» Objective
Include the line containing "import * as" and all lines before it, repeated exactly from the listing below, without pictures.

————

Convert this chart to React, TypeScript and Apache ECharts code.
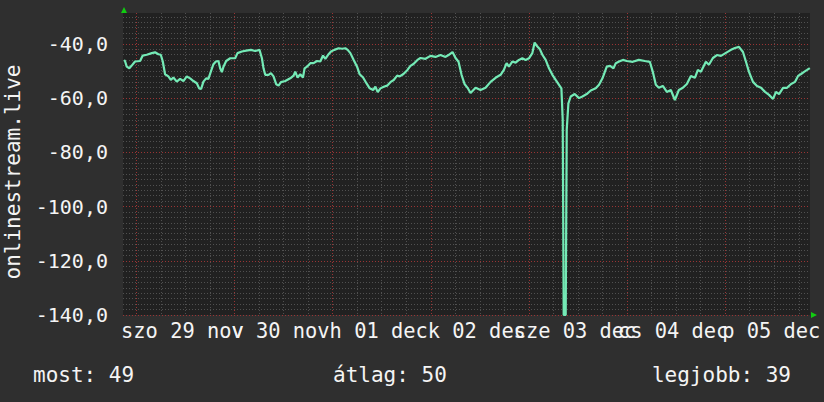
import React, { useEffect, useRef } from "react";
import * as echarts from "echarts";

// Time in hours since 2025-11-29 00:00, and the measured value.
const hours = [
  -3.0, -2.77, -2.35, -1.71, -1.13, -0.32, 0.91, 1.57, 2.55, 3.77, 4.58, 5.39, 5.98, 6.47, 7.03, 7.84, 8.43,
  9.06, 9.89, 10.7, 11.51, 12.34, 13.15, 13.96, 14.79, 15.36, 15.85, 16.41, 17.07, 17.63, 18.22, 18.86, 19.45,
  20.08, 20.5, 20.92, 21.31, 21.97, 22.95, 24.17, 24.74, 25.81, 26.87, 28.02, 29.07, 30.12,
  30.71, 31.1, 31.52, 32.33, 32.92, 33.55, 34.22, 34.78, 35.37, 36.42, 37.64, 38.45, 38.87, 39.43, 40.09,
  40.75, 41.15, 41.73, 42.54, 43.35, 44.18, 44.99, 45.65, 46.22, 47.02, 47.61, 48.42, 49.47, 50.31, 51.11,
  51.68, 52.34, 53.15, 53.98, 54.62, 55.45, 56.26, 57.07, 57.9, 58.47, 59.03, 59.69, 60.5, 61.33, 62.31,
  62.94, 63.78, 64.41,
  65.32, 66.3, 67.03, 67.77, 68.75, 69.48, 70.71, 71.93, 73.16, 74.38, 75.61, 76.34, 77.32, 78.06, 78.79,
  79.53, 80.26, 81.0, 81.73, 82.96, 84.18, 85.4, 86.63, 87.85,
  89.08, 89.88, 90.55, 91.11, 91.94, 92.75, 93.56, 94.39, 95.2, 96.01, 96.84, 97.4, 98.07, 98.7, 99.29,
  100.1, 100.91, 101.74, 102.55, 103.36, 103.95, 104.27, 104.51, 105.0, 105.25, 105.66, 106.22, 107.2,
  108.25, 109.09, 110.14, 111.12, 112.35, 113.15, 113.99, 115.04, 115.85, 116.68, 117.25, 118.05,
  118.99, 119.93, 121.4, 122.87, 124.34, 125.57, 126.3, 127.04, 127.77, 128.75, 129.73, 130.71, 131.69,
  132.67, 133.65, 134.63, 135.61, 136.59, 137.32, 138.06, 139.28, 140.02, 141.0, 141.98, 142.96, 144.18,
  145.41, 146.39, 147.37, 148.35, 149.08, 149.82, 150.8, 151.78, 152.76, 153.74, 154.72, 155.7, 156.43,
  157.17, 158.15, 159.13, 160.11, 161.09, 161.82, 162.56, 163.29, 164.03, 164.7,
];

const values = [
  -46.0, -46.3, -48.4, -49.0, -48.0, -46.5, -46.3, -44.3, -44.0, -43.4, -43.1, -43.8, -44.0, -46.5, -51.2, -52.0, -53.3,
  -52.4, -53.9, -52.9, -53.7, -52.0, -52.7, -53.7, -54.5, -56.4, -56.6, -53.9, -52.7, -52.9, -50.2, -47.5, -46.5,
  -46.3, -49.0, -50.4, -48.4, -46.3, -45.3, -45.3, -43.4, -42.8, -42.5, -42.2, -42.6, -42.2,
  -45.3, -49.0, -51.4, -51.4, -50.8, -52.0, -54.9, -55.4, -54.1, -53.7, -52.7, -51.7, -50.2, -52.4, -51.2,
  -52.4, -49.0, -48.4, -47.1, -47.1, -46.3, -46.5, -44.3, -45.5, -43.8, -42.8, -42.2, -41.6, -41.8, -41.6,
  -42.2, -43.4, -45.9, -48.4, -51.2, -52.4, -54.5, -56.4, -57.0, -55.8, -57.8, -56.4, -55.8, -55.4, -53.9,
  -53.3, -51.7, -52.0,
  -51.1, -49.6, -48.1, -47.4, -45.9, -45.2, -45.5, -44.4, -44.8, -44.1, -44.8, -44.1, -43.0, -45.2, -46.6,
  -51.4, -54.8, -56.2, -58.1, -56.2, -57.0, -56.2, -54.0, -52.5,
  -51.4, -49.6, -47.1, -48.4, -46.5, -46.9, -45.9, -45.3, -45.9, -45.3, -43.4, -39.5, -41.0, -42.0, -44.0,
  -45.9, -49.0, -51.4, -53.3, -55.1, -56.4, -68.0, -140.0, -140.0, -71.7, -61.9, -59.4, -58.5,
  -60.0, -59.4, -58.5, -57.2, -56.4, -55.1, -52.7, -48.4, -48.1, -49.0, -47.1, -46.5,
  -45.9, -46.3, -46.6, -45.9, -46.3, -46.6, -50.3, -55.1, -56.2, -55.5, -57.7, -57.0, -60.7,
  -57.0, -56.2, -54.8, -51.8, -52.5, -49.6, -50.3, -46.6, -47.7, -45.2, -44.1, -44.4, -43.3,
  -42.2, -41.5, -41.1, -43.0, -46.6, -50.3, -54.0, -55.5, -56.2, -57.7, -58.8, -60.3, -57.7,
  -58.5, -56.2, -56.2, -54.8, -54.0, -51.8, -51.1, -50.3, -49.6, -48.9,
];

// Day labels (centred at noon of each day), Hungarian locale
const dayLabels = ["szo 29 nov", "v 30 nov", "h 01 dec", "k 02 dec", "sze 03 dec", "cs 04 dec", "p 05 dec"];
const yTicks = [-140, -120, -100, -80, -60, -40];
const yAxisTitle = "onlinestream.live";
const statNow = 49;
const statAvg = 50;
const statBest = 39;

const X_MIN = -3.26;
const X_MAX = 164.74;
const Y_MIN = -140;
const Y_MAX = -28.6;

const FONT = "DejaVu Sans Mono";

export default function App() {
  const ref = useRef<HTMLDivElement>(null);

  useEffect(() => {
    if (!ref.current) return;
    const chart = echarts.init(ref.current, null, { renderer: "svg" });

    const minorX: number[] = [];
    for (let h = 6; h <= 168; h += 6) if (h % 24 !== 0) minorX.push(h);
    const majorX: number[] = [];
    for (let h = 0; h <= 168; h += 24) majorX.push(h);
    const labelX = dayLabels.map((_, i) => 12 + i * 24);
    const labelEven = labelX.filter((_, i) => i % 2 === 0);
    const labelOdd = labelX.filter((_, i) => i % 2 === 1);
    const minorY: number[] = [];
    for (let v = -138; v <= -30; v += 2) if (v % 20 !== 0) minorY.push(v);

    const gridLineMinor = { color: "#505050", type: [1, 2] as number[], width: 1 };
    const gridLineMajor = { color: "#9a3434", type: [1, 2] as number[], width: 1 };

    const baseX = {
      type: "value" as const,
      position: "bottom" as const,
      offset: 0,
      min: X_MIN,
      max: X_MAX,
      axisLine: { show: false, onZero: false },
      axisTick: { show: false },
      axisLabel: { show: false },
    };
    const baseY = {
      type: "value" as const,
      position: "left" as const,
      offset: 0,
      min: Y_MIN,
      max: Y_MAX,
      axisLine: { show: false, onZero: false },
      axisTick: { show: false },
      axisLabel: { show: false },
    };

    const labelAxis = (vals: number[]) => ({
      ...baseX,
      axisTick: { show: false, customValues: vals },
      splitLine: { show: false },
      axisLabel: {
        show: true,
        customValues: vals,
        hideOverlap: false,
        showMinLabel: true,
        showMaxLabel: true,
        color: "#f4f4f4",
        fontFamily: FONT,
        fontSize: 20.4,
        margin: 6,
        padding: [0, 6, 0, 0],
        formatter: (v: number) => dayLabels[Math.round((v - 12) / 24)] ?? "",
      },
    });

    const textStyle = (text: string, align: string, size: number) => ({
      text,
      fill: "#f4f4f4",
      fontFamily: FONT,
      fontSize: size,
      align,
      verticalAlign: "middle",
    });

    chart.setOption({
      animation: false,
      backgroundColor: "#2f2f2f",
      grid: {
        left: 123,
        right: 14,
        top: 13,
        bottom: 87,
        show: true,
        backgroundColor: "#212121",
        borderWidth: 0,
        outerBoundsMode: "none",
      },
      xAxis: [
        {
          ...baseX,
          axisTick: { show: false, customValues: minorX },
          splitLine: { show: true, lineStyle: gridLineMinor },
        },
        {
          ...baseX,
          axisTick: { show: false, customValues: majorX },
          splitLine: { show: true, lineStyle: gridLineMajor },
        },
        labelAxis(labelEven),
        labelAxis(labelOdd),
      ],
      yAxis: [
        {
          ...baseY,
          axisTick: { show: false, customValues: minorY },
          splitLine: { show: true, lineStyle: gridLineMinor },
        },
        {
          ...baseY,
          axisTick: { show: false, customValues: yTicks },
          splitLine: { show: true, lineStyle: gridLineMajor },
          axisLabel: {
            show: true,
            customValues: yTicks,
            hideOverlap: false,
            showMinLabel: true,
            showMaxLabel: true,
            color: "#f4f4f4",
            fontFamily: FONT,
            fontSize: 20,
            margin: 15,
            formatter: (v: number) => v.toFixed(1).replace(".", ","),
          },
        },
      ],
      graphic: [
        {
          type: "text",
          x: 13,
          y: 172,
          rotation: Math.PI / 2,
          style: textStyle(yAxisTitle, "center", 21),
        },
        {
          type: "polygon",
          shape: { points: [[121, 13], [127, 13], [124, 7]] },
          style: { fill: "#11cc11" },
        },
        {
          type: "polygon",
          shape: { points: [[811, 312], [811, 318], [817, 315]] },
          style: { fill: "#11cc11" },
        },
        { type: "text", x: 33, y: 375, style: textStyle(`most: ${statNow}`, "left", 21) },
        { type: "text", x: 333, y: 375, style: textStyle(`átlag: ${statAvg}`, "left", 21) },
        { type: "text", x: 791, y: 375, style: textStyle(`legjobb: ${statBest}`, "right", 21) },
      ],
      series: [
        {
          type: "line",
          xAxisIndex: 0,
          yAxisIndex: 0,
          data: hours.map((h, i) => [h, values[i]]),
          showSymbol: false,
          symbol: "none",
          lineStyle: { color: "#74eab6", width: 2.2 },
          z: 5,
        },
      ],
    });

    return () => chart.dispose();
  }, []);

  return (
    <div
      ref={ref}
      style={{ position: "absolute", left: 0, top: 0, width: 824, height: 402 }}
    />
  );
}
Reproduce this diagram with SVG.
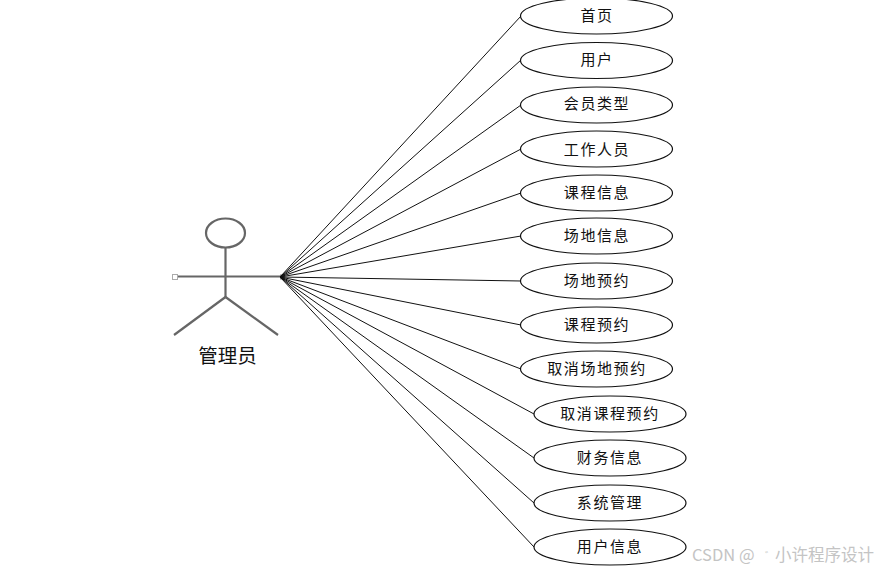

————

» Expected output
Convert this chart to React, TypeScript and Apache ECharts code.
import React, { useEffect, useRef } from "react";
import * as echarts from "echarts";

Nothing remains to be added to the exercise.